In-universe information
- Family: Father: Sumali (Ravana in Ramcharitmanas) Mother: Ketumati (Mandodari in Ramcharitmanas
- Children: Jambumali

= Prahasta =

Ramayana character

In the Hindu epic, the Ramayana, Prahasta (Sanskrit: प्रहस्त, IAST: prahasta, lit. he who has extended hands) was a powerful rakshasa warrior. He was the chief commander of Ravana's army of Lanka. He was the son of Sumali and Ketumathi. In Ramcharitmanas, he was Ravana's and Mandodari's virtuous son who withdraws from the war. In his next birth, Prahasta was reborn as Purochana in the Mahabharata as Duryodhana's trusted aide and was the man responsible for the Lakshagraha incident.

==Legend==
Prahasta was one of the ten sons of Sumali and Ketumati. He also had four sisters. One of them was Ravana's mother Kaikashi.

Prahasta was appointed as the commander-in-chief of Ravana's army. He led Ravana's army in the wars against Yama, Kubera and the Devas, and the Asuras and Daityas, through which Ravana established his sovereignty over the three worlds. He also led the initial Lankan response to the invasion led by Rama, Lakshmana, Sugriva and the Vanara army.

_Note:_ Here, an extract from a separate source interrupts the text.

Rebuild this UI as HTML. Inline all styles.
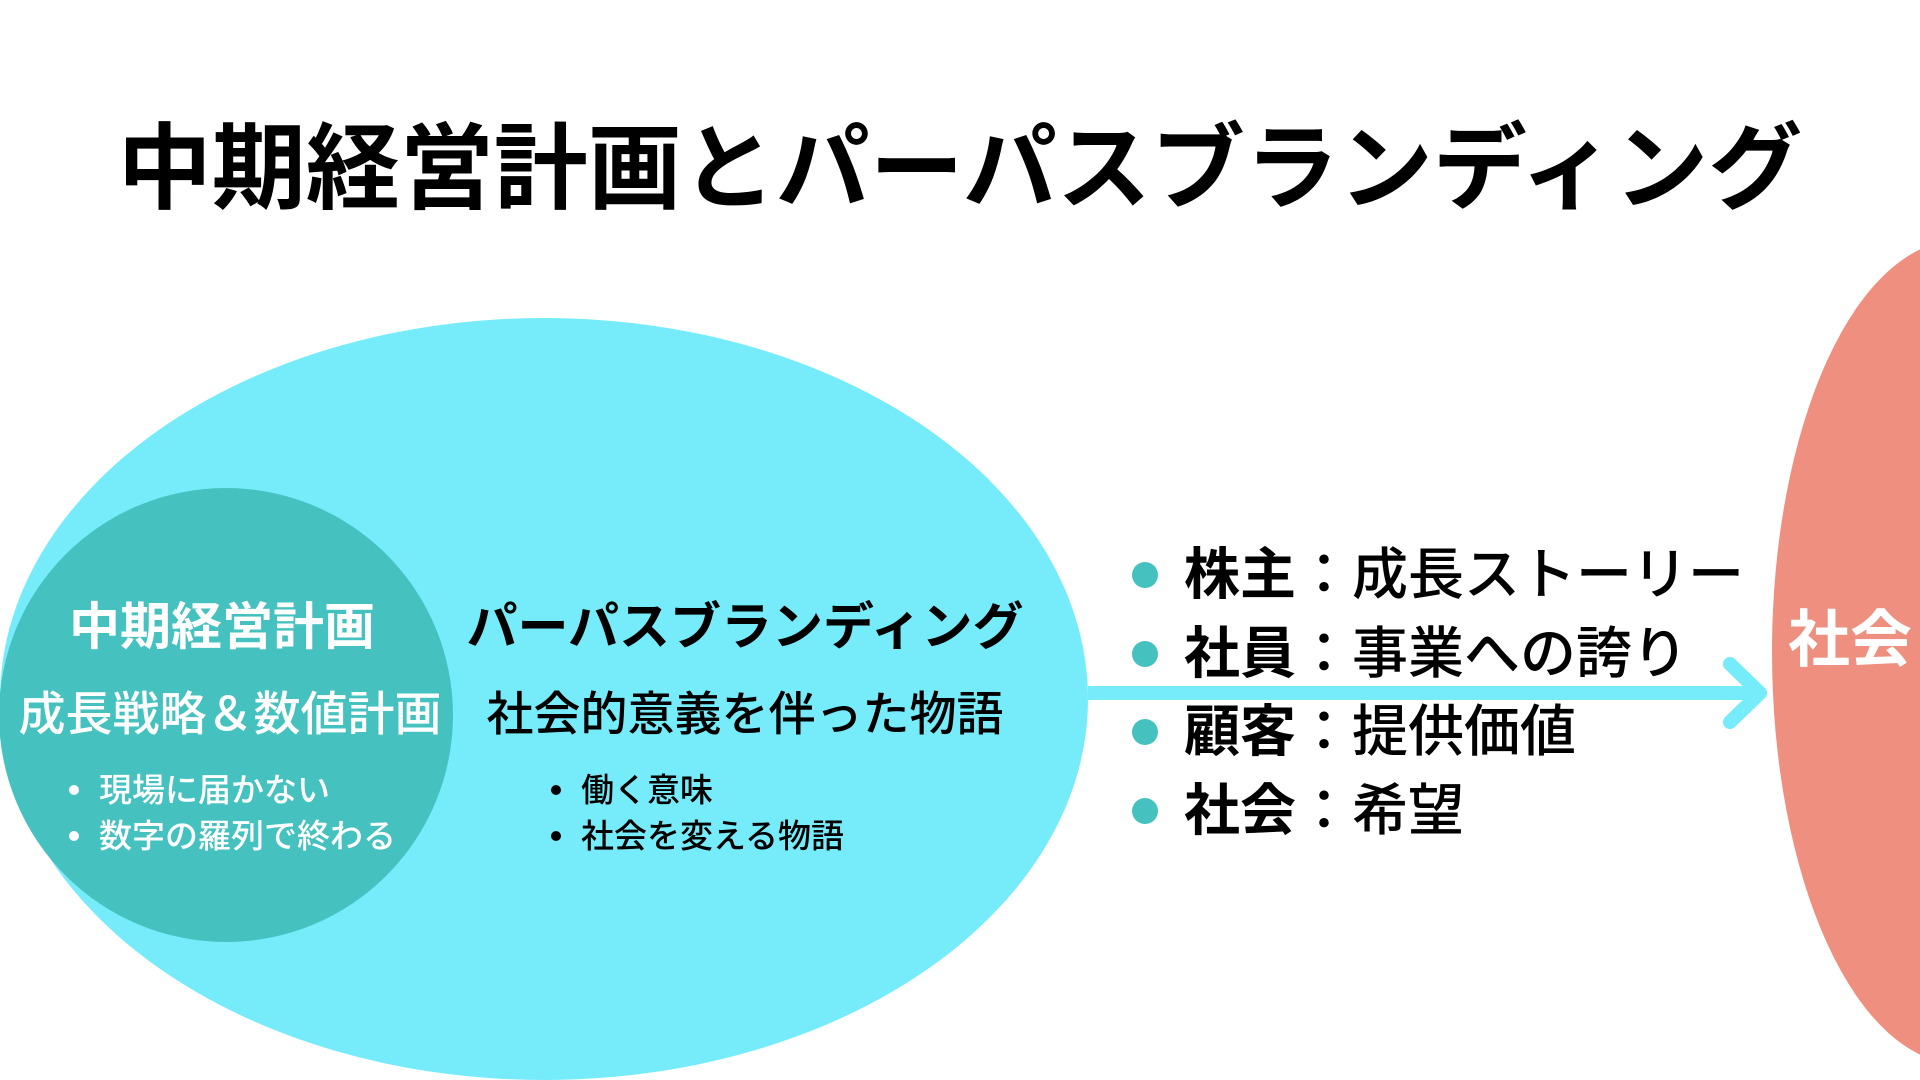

Prahasta killed several important warriors of Sugriva's army and was actually proving to be a real threat to Rama's army. As per one version of the Ramayana, Prahasta was killed by Lakshmana. In another version, Nila hurled a rock at Prahasta that broke his neck and killed him. (Valmiki Ramayana, book 6, canto 58, verses 53,54)

In Ramcharitmanas, he was Ravana's and Mandodari's virtuous son who withdraws from the war. He even asked Ravana to return Sita to Rama, for which he was rebuked.